Ist it possible that most Americans are not personally racist, but inherited a system that advantages people who may have accumulated over generations homes and businesses and access to good education that their black sisters and brothers didn’t? My goodness, it wasn’t until the 1960s that the Voting Rights Act was passed, guaranteeing black people access to the ballot box.
Do we have an obligation as Americans and Catholics to level the playing field for later generations who may not have personally experienced slavery and Jim Crowe, and segregation, and housing discrimination, and job discrimination, but who never got the generational advantages that white people had? This is the distinction between personal racism and systemic racism.

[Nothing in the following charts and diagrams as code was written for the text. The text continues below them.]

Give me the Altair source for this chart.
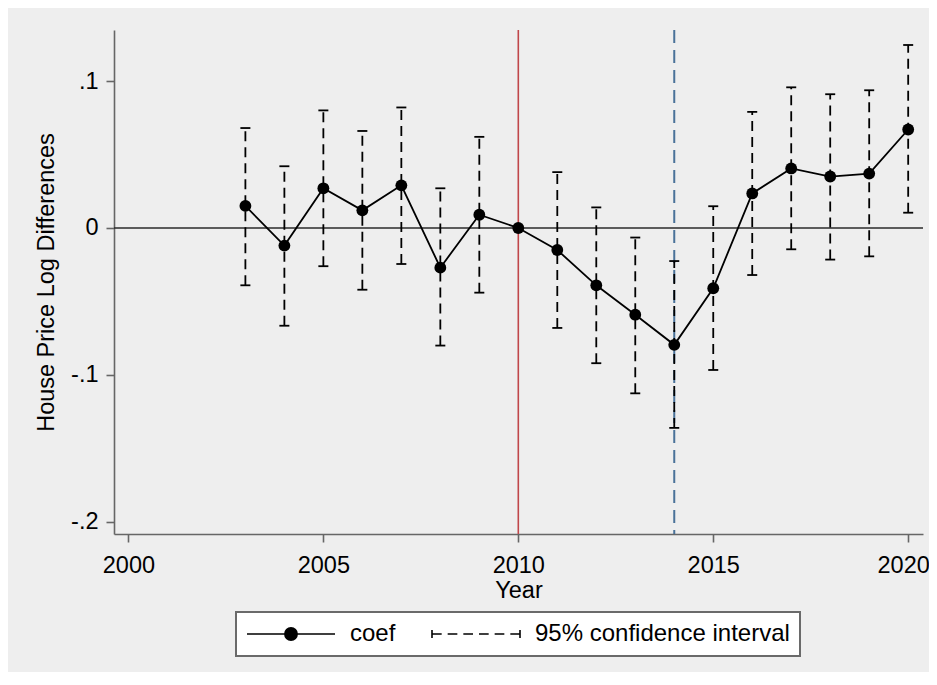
import altair as alt
import pandas as pd

# ---------------- data ----------------
years = [2003, 2004, 2005, 2006, 2007, 2008, 2009, 2010, 2011, 2012,
         2013, 2014, 2015, 2016, 2017, 2018, 2019, 2020]
coef = [0.015, -0.012, 0.027, 0.012, 0.029, -0.027, 0.009, 0.0, -0.015, -0.039,
        -0.059, -0.0795, -0.041, 0.0235, 0.0405, 0.035, 0.037, 0.067]

ci_years = [2003, 2004, 2005, 2006, 2007, 2008, 2009, 2011, 2012,
            2013, 2014, 2015, 2016, 2017, 2018, 2019, 2020]
ci_low = [-0.039, -0.0665, -0.026, -0.042, -0.0245, -0.080, -0.044, -0.068, -0.092,
          -0.1125, -0.136, -0.0966, -0.032, -0.0145, -0.0215, -0.0193, 0.0104]
ci_high = [0.068, 0.042, 0.080, 0.066, 0.082, 0.027, 0.062, 0.038, 0.014,
           -0.0065, -0.0225, 0.0148, 0.079, 0.0957, 0.091, 0.0937, 0.1245]

zero_line = [0.0]
red_line_year = [2010]
blue_line_year = [2014]

x_ticks = [2000, 2005, 2010, 2015, 2020]
y_ticks = [-0.2, -0.1, 0.0, 0.1]
y_tick_labels = ["-.2", "-.1", "0", ".1"]

legend_labels = ["coef", "95% confidence interval"]

# ---------------- tables ----------------
df = pd.DataFrame({"year": years, "coef": coef})
ci = pd.DataFrame({"year": ci_years, "lo": ci_low, "hi": ci_high})
zero_df = pd.DataFrame({"v": zero_line})
red_df = pd.DataFrame({"year": red_line_year})
blue_df = pd.DataFrame({"year": blue_line_year})
leg_df = pd.DataFrame({"series": legend_labels})

FONT = "Liberation Sans"
FS = 23.5

x_scale = alt.Scale(domain=[1999.63, 2020.38], nice=False, zero=False)
y_scale = alt.Scale(domain=[-0.2082, 0.1347], nice=False, zero=False)

label_expr = " : ".join(
    f"abs(datum.value - ({v})) < 0.001 ? '{l}'" for v, l in zip(y_ticks, y_tick_labels)
) + " : ''"

x_axis = alt.Axis(
    values=x_ticks, format="d", labelPadding=11, titlePadding=2,
    labelOffset={"condition": {"test": f"datum.value == {x_ticks[-1]}", "value": -5}, "value": 0},
)
y_axis = alt.Axis(values=y_ticks, labelExpr=label_expr, labelPadding=8, titlePadding=12)

X_TITLE = "Year"
Y_TITLE = "House Price Log Differences"


def X(field):
    return alt.X(f"{field}:Q", scale=x_scale, axis=x_axis, title=X_TITLE)


def Y(field):
    return alt.Y(f"{field}:Q", scale=y_scale, axis=y_axis, title=Y_TITLE)


zero_rule = alt.Chart(zero_df).mark_rule(color="#2a2a2a", strokeWidth=1.6).encode(y=Y("v"))
red_rule = alt.Chart(red_df).mark_rule(color="#c0474a", strokeWidth=1.6).encode(x=X("year"))
blue_rule = alt.Chart(blue_df).mark_rule(
    color="#4a7299", strokeWidth=2, strokeDash=[13, 7]
).encode(x=X("year"))

ci_rule = alt.Chart(ci).mark_rule(
    color="black", strokeWidth=1.8, strokeDash=[10, 6]
).encode(x=X("year"), y=Y("lo"), y2="hi")
cap_lo = alt.Chart(ci).mark_tick(
    color="black", orient="horizontal", size=10, thickness=1.8, opacity=1
).encode(x=X("year"), y=Y("lo"))
cap_hi = alt.Chart(ci).mark_tick(
    color="black", orient="horizontal", size=10, thickness=1.8, opacity=1
).encode(x=X("year"), y=Y("hi"))

line = alt.Chart(df).mark_line(color="black", strokeWidth=1.8).encode(x=X("year"), y=Y("coef"))
pts = alt.Chart(df).mark_circle(color="black", size=140, opacity=1).encode(x=X("year"), y=Y("coef"))

# legend symbols (unit coordinates, drawn with strokes only)
disk = "".join(
    f"M{-r:.3f},0A{r:.3f},{r:.3f},0,1,0,{r:.3f},0A{r:.3f},{r:.3f},0,1,0,{-r:.3f},0"
    for r in (0.015, 0.04, 0.065, 0.09, 0.115, 0.14)
)
coef_path = "M-1,0L1,0" + disk
dash_len = 0.22
gap = (2 - 6 * dash_len) / 5
segs = []
x0 = -1.0
for i in range(6):
    segs.append(f"M{x0:.3f},0L{x0 + dash_len:.3f},0")
    x0 += dash_len + gap
ci_path = "M-1,-0.09L-1,0.09M1,-0.09L1,0.09" + "".join(segs)

legend_layer = alt.Chart(leg_df).mark_point(
    filled=False, color="black", opacity=0, strokeWidth=1.6
).encode(
    shape=alt.Shape(
        "series:N",
        scale=alt.Scale(domain=legend_labels, range=[coef_path, ci_path]),
        legend=alt.Legend(
            title=None,
            orient="none",
            legendX=122,
            legendY=582,
            direction="horizontal",
            columns=2,
            symbolSize=7744,
            clipHeight=24,
            labelFontSize=24,
            labelFont=FONT,
            labelColor="black",
            labelOffset=14,
            labelLimit=500,
            columnPadding=35,
            padding=10,
            strokeColor="#6a6a6a",
            fillColor="white",
            symbolStrokeColor="black",
            symbolStrokeWidth=1.6,
            symbolOpacity=1,
        ),
    )
)

chart = alt.layer(
    zero_rule, red_rule, blue_rule, ci_rule, cap_lo, cap_hi, line, pts, legend_layer
).properties(
    width=809,
    height=504,
    padding={"left": 106, "top": 22, "right": 6, "bottom": 138},
    autosize=alt.AutoSizeParams(type="none"),
    background="#eeeeee",
).configure_view(
    fill="white", stroke=None
).configure_legend(
    strokeWidth=2
).configure_axis(
    labelFont=FONT,
    labelFontSize=FS,
    labelColor="black",
    titleFont=FONT,
    titleFontSize=FS,
    titleFontWeight="normal",
    titleColor="black",
    domainColor="#666666",
    domainWidth=1.6,
    tickColor="#666666",
    tickWidth=1.6,
    tickSize=8,
    grid=False,
)

chart.save("out.html", embed_options={"renderer": "svg", "actions": False})
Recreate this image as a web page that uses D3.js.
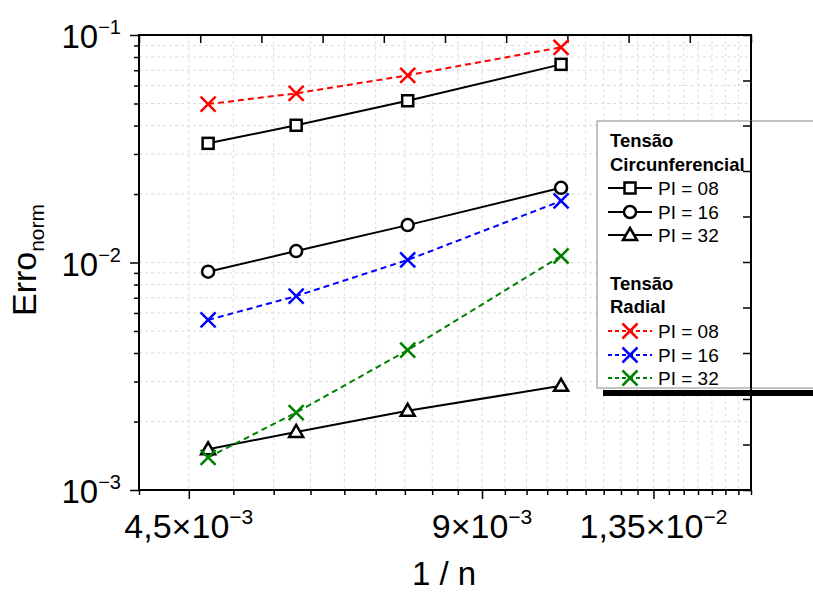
<!DOCTYPE html>
<html>
<head>
<meta charset="utf-8">
<script src="https://cdn.jsdelivr.net/npm/d3@7"></script>
<style>
  body { margin: 0; background: #fff; }
  svg { display: block; font-family: "Liberation Sans", Arial, sans-serif; }
</style>
</head>
<body>
<svg id="chart" width="813" height="592"></svg>
<script>
// data
const invN = [0.00471, 0.0058, 0.00755, 0.01085];

const circPI08 = [0.0334, 0.0401, 0.0514, 0.0743];
const circPI16 = [0.00911, 0.01123, 0.0146, 0.0213];
const circPI32 = [0.00151, 0.0018, 0.00223, 0.00287];

const radPI08 = [0.0497, 0.0554, 0.0665, 0.0883];
const radPI16 = [0.00559, 0.00712, 0.01026, 0.01864];
const radPI32 = [0.00139, 0.00219, 0.00412, 0.01068];

// tick labels
const xMajor = [0.0045, 0.009, 0.0135];
const xMajorLabels = [["4,5×10", "−3"], ["9×10", "−3"], ["1,35×10", "−2"]];
const yMajor = [0.001, 0.01, 0.1];
const yMajorLabels = [["10", "−3"], ["10", "−2"], ["10", "−1"]];

const series = [
  { name: "PI = 08", values: circPI08, color: "#000", dash: null, sym: "square" },
  { name: "PI = 16", values: circPI16, color: "#000", dash: null, sym: "circle" },
  { name: "PI = 32", values: circPI32, color: "#000", dash: null, sym: "triangle" },
  { name: "PI = 08", values: radPI08, color: "#ff0000", dash: "6,4", sym: "cross" },
  { name: "PI = 16", values: radPI16, color: "#0000ff", dash: "6,4", sym: "cross" },
  { name: "PI = 32", values: radPI32, color: "#008000", dash: "6,4", sym: "cross" }
];

const svg = d3.select("#chart");
const box = { left: 139, right: 751, top: 35, bottom: 490 };

const x = d3.scaleLog().domain([0.004, 0.017]).range([box.left, box.right]);
const y = d3.scaleLog().domain([0.001, 0.1]).range([box.bottom, box.top]);
// linked top/right axes (plain linear 0..10)
const xTop = d3.scaleLinear().domain([0, 10]).range([box.left, box.right]);
const yRight = d3.scaleLinear().domain([0, 10]).range([box.bottom, box.top]);

// minor tick positions
const xMinor = d3.range(4, 17.01, 0.5).map(v => v / 1000)
  .filter(v => !xMajor.some(m => Math.abs(m - v) < 1e-9));
const yMinor = [];
[0.001, 0.01].forEach(d => { for (let k = 2; k <= 9; k++) yMinor.push(d * k); });

// grid
const grid = svg.append("g").attr("stroke", "#dcdcdc").attr("stroke-width", 1)
  .attr("stroke-dasharray", "3,3");
grid.selectAll(".gx").data(xMinor.concat(xMajor)).join("line")
  .attr("x1", d => x(d)).attr("x2", d => x(d)).attr("y1", box.top).attr("y2", box.bottom);
grid.selectAll(".gy").data(yMinor.concat(yMajor)).join("line")
  .attr("y1", d => y(d)).attr("y2", d => y(d)).attr("x1", box.left).attr("x2", box.right);

// axes
const ax = svg.append("g");
ax.append("g").attr("transform", `translate(0,${box.bottom})`)
  .call(d3.axisBottom(x).tickValues(xMajor).tickSize(9).tickSizeOuter(0).tickFormat(""));
ax.append("g").attr("transform", `translate(0,${box.bottom})`)
  .call(d3.axisBottom(x).tickValues(xMinor).tickSize(5).tickSizeOuter(0).tickFormat(""));
ax.append("g").attr("transform", `translate(${box.left},0)`)
  .call(d3.axisLeft(y).tickValues(yMajor).tickSize(9).tickSizeOuter(0).tickFormat(""));
ax.append("g").attr("transform", `translate(${box.left},0)`)
  .call(d3.axisLeft(y).tickValues(yMinor).tickSize(5).tickSizeOuter(0).tickFormat(""));
ax.append("g").attr("transform", `translate(0,${box.top})`)
  .call(d3.axisBottom(xTop).ticks(10).tickSize(8).tickSizeOuter(0).tickFormat(""));
ax.append("g").attr("transform", `translate(${box.right},0)`)
  .call(d3.axisLeft(yRight).ticks(10).tickSize(8).tickSizeOuter(0).tickFormat(""));
ax.selectAll(".domain").remove();
ax.selectAll("line").attr("stroke", "#000").attr("stroke-width", 1.5);

// frame
svg.append("rect").attr("x", box.left).attr("y", box.top)
  .attr("width", box.right - box.left).attr("height", box.bottom - box.top)
  .attr("fill", "none").attr("stroke", "#000").attr("stroke-width", 2);

// tick labels
const xl = svg.append("g").attr("font-size", 34).attr("text-anchor", "middle");
xMajor.forEach((v, i) => {
  const t = xl.append("text").attr("x", x(v)).attr("y", 538);
  t.append("tspan").text(xMajorLabels[i][0]);
  t.append("tspan").attr("font-size", 21).attr("dy", -14).text(xMajorLabels[i][1]);
});
const yl = svg.append("g").attr("font-size", 33).attr("text-anchor", "end");
yMajor.forEach((v, i) => {
  const t = yl.append("text").attr("x", 121).attr("y", y(v) + 13);
  t.append("tspan").text(yMajorLabels[i][0]);
  t.append("tspan").attr("font-size", 20).attr("dy", -14).text(yMajorLabels[i][1]);
});

// axis titles
svg.append("text").attr("x", 444).attr("y", 585).attr("text-anchor", "middle")
  .attr("font-size", 33).text("1 / n");
const yt = svg.append("text").attr("transform", "translate(36,260) rotate(-90)")
  .attr("text-anchor", "middle").attr("font-size", 34);
yt.append("tspan").text("Erro");
yt.append("tspan").attr("font-size", 21).attr("dy", 8).text("norm");

// symbols
function drawSym(g, sym, cx, cy, color) {
  if (sym === "square") {
    g.append("rect").attr("x", cx - 5.5).attr("y", cy - 5.5).attr("width", 11).attr("height", 11)
      .attr("fill", "#fff").attr("stroke", color).attr("stroke-width", 2.5);
  } else if (sym === "circle") {
    g.append("circle").attr("cx", cx).attr("cy", cy).attr("r", 6)
      .attr("fill", "#fff").attr("stroke", color).attr("stroke-width", 2.5);
  } else if (sym === "triangle") {
    g.append("path").attr("d", `M${cx},${cy - 7}L${cx + 7},${cy + 5}L${cx - 7},${cy + 5}Z`)
      .attr("fill", "#fff").attr("stroke", color).attr("stroke-width", 2.5).attr("stroke-linejoin", "miter");
  } else {
    const s = 7.5;
    g.append("path").attr("d", `M${cx - s},${cy - s}L${cx + s},${cy + s}M${cx - s},${cy + s}L${cx + s},${cy - s}`)
      .attr("fill", "none").attr("stroke", color).attr("stroke-width", 2.5);
  }
}

const line = d3.line().x(d => x(d[0])).y(d => y(d[1]));
const plot = svg.append("g");
series.forEach(s => {
  const pts = invN.map((v, i) => [v, s.values[i]]);
  plot.append("path").datum(pts).attr("d", line).attr("fill", "none")
    .attr("stroke", s.color).attr("stroke-width", 2)
    .attr("stroke-dasharray", s.dash);
});
series.forEach(s => {
  const g = plot.append("g");
  invN.forEach((v, i) => drawSym(g, s.sym, x(v), y(s.values[i]), s.color));
});

// legend
const lg = svg.append("g");
lg.append("rect").attr("x", 597).attr("y", 121).attr("width", 230).attr("height", 267)
  .attr("fill", "#fff").attr("stroke", "#888").attr("stroke-width", 1);
// right axis shows through the legend
lg.append("line").attr("x1", box.right).attr("x2", box.right).attr("y1", 121).attr("y2", 388)
  .attr("stroke", "#000").attr("stroke-width", 2);
lg.selectAll(".rt").data(d3.range(1, 10).filter(d => yRight(d) > 121 && yRight(d) < 388)).join("line")
  .attr("x1", box.right - 8).attr("x2", box.right).attr("y1", d => yRight(d)).attr("y2", d => yRight(d))
  .attr("stroke", "#000").attr("stroke-width", 1.5);
lg.append("rect").attr("x", 603).attr("y", 390).attr("width", 215).attr("height", 6).attr("fill", "#000");

const headers = [["Tensão", 147], ["Circunferencial", 171], ["Tensão", 290], ["Radial", 313]];
headers.forEach(h => lg.append("text").attr("x", 610).attr("y", h[1])
  .attr("font-size", 18.5).attr("font-weight", "bold").text(h[0]));
const rowY = [188, 212, 235, 331, 355, 378];
series.forEach((s, i) => {
  const cy = rowY[i];
  lg.append("line").attr("x1", 608).attr("x2", 652).attr("y1", cy).attr("y2", cy)
    .attr("stroke", s.color).attr("stroke-width", 2).attr("stroke-dasharray", s.dash ? "4,3" : null);
  drawSym(lg, s.sym, 630, cy, s.color);
  lg.append("text").attr("x", 658).attr("y", cy + 7).attr("font-size", 19).text(s.name);
});
</script>
</body>
</html>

Is it possible that the 40+% of Americans who never voted for Obama are personally racist? No
.It is possible that some people who are not personally racist didn’t vote for him because they didn’t like his policies.
But it is also possible that Ssome of them are personally racist.
Mr. Obama was not elected based on his ethnicity. He was elected based on the failure if the G. W. Bush administration. He was reelected on the basis of the work of his first term. Please learn that the problem of institutional racism in no way means that only white Americans can succeed.
No Anon you must unlearn leftist propaganda
Yes, these racial consciousness-raising meetings are illuminating.
I sat through a yearly corporate meeting
And we heard a professional Black woman tell how she was offended by a young White man as they waited on the printer line for their print-outs
He was telling her that he just moved into his own apt
and now had to do his own cooking and laundry.
He talked about learning to separate items and when to use bleach etc.
She was severely insulted that he (a stranger) would think she was interest in discussing menial work, so reminiscent of domestics and servitude.
Where do these complaints get filed ?
In the “omnipresent perpetual race awareness” or the “chip on the shoulder” drawer.
Too bad actor Rick Moranis couldn’t come. Unavoidably detained.